IN MANY parts of the city, potable water and plumbing infrastructure is nonexistent. I saw people pumping water out of community wells and washing clothes in the river. Because Kabul lacks functioning sewerage and sanitation systems, solid waste accumulates on roadsides, in backyards, in drains and in open spaces. Thin, concrete canals of water full of human waste and detritus border the streets and sidewalks.

In the area of Kabul where I'm staying, there are stores that sell luxury bathroom "collections." There are red toilets with handles on each side; glass shower cabinets with multiple, massaging water jets; and pedestal sinks with stainless steel faucets. Yet nearby these stores is an empty lot, dug full of holes where men relieve themselves. UNICEF statistics show that 70 percent of Afghans have no access to a toilet.

How can the infrastructure needed to support basic human life be in such shambles after Afghanistan has received $57 billion in international aid for reconstruction over 10 years? That's enough money to build a modern, efficient and economically sustainable Kabul.
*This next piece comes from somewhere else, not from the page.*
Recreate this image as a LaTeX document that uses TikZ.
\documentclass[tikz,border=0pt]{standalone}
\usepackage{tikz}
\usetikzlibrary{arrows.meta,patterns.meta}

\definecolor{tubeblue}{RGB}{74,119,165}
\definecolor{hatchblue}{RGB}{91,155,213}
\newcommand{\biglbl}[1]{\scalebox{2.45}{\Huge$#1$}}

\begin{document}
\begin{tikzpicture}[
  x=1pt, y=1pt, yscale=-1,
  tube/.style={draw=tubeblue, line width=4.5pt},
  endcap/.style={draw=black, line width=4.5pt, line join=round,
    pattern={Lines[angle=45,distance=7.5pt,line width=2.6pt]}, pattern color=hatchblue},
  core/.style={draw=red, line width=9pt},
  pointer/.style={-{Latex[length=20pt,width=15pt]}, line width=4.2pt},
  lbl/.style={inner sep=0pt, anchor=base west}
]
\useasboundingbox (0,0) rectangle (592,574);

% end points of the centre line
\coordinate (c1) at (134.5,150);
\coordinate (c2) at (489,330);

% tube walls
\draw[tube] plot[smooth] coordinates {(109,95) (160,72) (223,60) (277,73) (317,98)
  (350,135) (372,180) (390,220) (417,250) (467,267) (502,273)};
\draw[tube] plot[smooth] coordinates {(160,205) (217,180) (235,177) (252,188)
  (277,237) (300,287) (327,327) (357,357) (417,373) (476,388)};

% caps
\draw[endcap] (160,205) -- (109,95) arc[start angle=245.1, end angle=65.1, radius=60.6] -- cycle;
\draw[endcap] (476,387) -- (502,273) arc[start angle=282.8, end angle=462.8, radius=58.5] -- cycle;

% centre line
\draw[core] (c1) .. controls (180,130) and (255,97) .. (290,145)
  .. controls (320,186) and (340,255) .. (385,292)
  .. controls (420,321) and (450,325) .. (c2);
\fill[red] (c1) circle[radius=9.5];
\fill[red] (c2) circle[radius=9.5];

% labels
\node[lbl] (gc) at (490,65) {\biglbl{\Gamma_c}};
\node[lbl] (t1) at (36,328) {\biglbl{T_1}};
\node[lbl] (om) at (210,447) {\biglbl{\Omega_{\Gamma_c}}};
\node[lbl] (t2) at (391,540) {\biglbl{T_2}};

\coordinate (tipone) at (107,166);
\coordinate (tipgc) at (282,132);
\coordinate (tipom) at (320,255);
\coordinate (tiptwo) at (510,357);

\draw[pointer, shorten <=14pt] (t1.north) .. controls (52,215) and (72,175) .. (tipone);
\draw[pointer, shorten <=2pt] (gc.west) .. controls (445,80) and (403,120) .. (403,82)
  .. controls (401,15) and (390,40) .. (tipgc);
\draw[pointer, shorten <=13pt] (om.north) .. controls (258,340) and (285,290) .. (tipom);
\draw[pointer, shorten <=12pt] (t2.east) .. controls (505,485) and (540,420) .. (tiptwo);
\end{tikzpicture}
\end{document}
And if the $100 billion a year that the U.S. has spent on the war each year was allocated to rebuilding, Afghans could have a standard of living rivaling advanced countries.

U.S. government officials blame the Karzai administration in Kabul and officials at the provincial level for corruption and from profiting off development aid at the expense of ordinary Afghans--an ironic claim given that Karzai was put in power and kept there by the U.S. occupiers.

Nevertheless, Karl Eikenberry, the former U.S. ambassador to Afghanistan said that organizing aid for the country was like "trying to do development on an outpost on the moon. They're still stuck in the 14th century. It's just such a depressing thing."

To be sure, the Afghan elite is up to its collective neck in patronage, corruption and theft. But the U.S. government--and in particular, the U.S. Agency for International Development, which directs the majority of the aid that comes to Afghanistan--bears at least as much, if not more, of the responsibility.

According to USAID's own estimates, only 10 cents of every dollar goes to actually aiding Afghans. On the other hand, the staff of USAID in Afghanistan receives salaries as high as $500,000 a year.

Dozens of private, for-profit contractors from all over the world have descended on Afghanistan like vultures to grab the billions in funds that USAID and other international agencies have handed out with a stunning lack of oversight or accountability.

The contractors were supposed to build roads, schools, hospitals, clinics and factories and repair the electrical grid in Kabul. Instead, often enough, they took the money and ran, leaving behind half-finished or completely abandoned projects. Billions of dollars have also gone to private security firms like Dyncorp to provide protection for projects in areas where the war is raging.

So it turns out that humanitarian aid in Afghanistan wasn't so humanitarian after all--quite the opposite.

The Afghans I met in Kabul were nevertheless grateful for the small amount of funds that have trickled down to them. Dr. Mohammad Rafiq and I stood in a beautiful two-story building that housed a methadone clinic, with meeting rooms on the first floor, plus offices, showers, bathrooms and a kitchen on the second. "Ten years ago, buildings like this did not exist," he said.

Dr. Rafiq added that more comprehensive health care was available in Kabul, and he was proud that the medical school is graduating 300 doctors, both men and women, every year. But he and other staff at the clinic worry that, with the U.S. touting its withdrawal by 2014, the money could dry up, too.

Everyone wants the war to end, but not the flow of aid, as meager as it has been. That is the conundrum that millions of Afghans struggle with--yet in a just world, it would never be a question at all.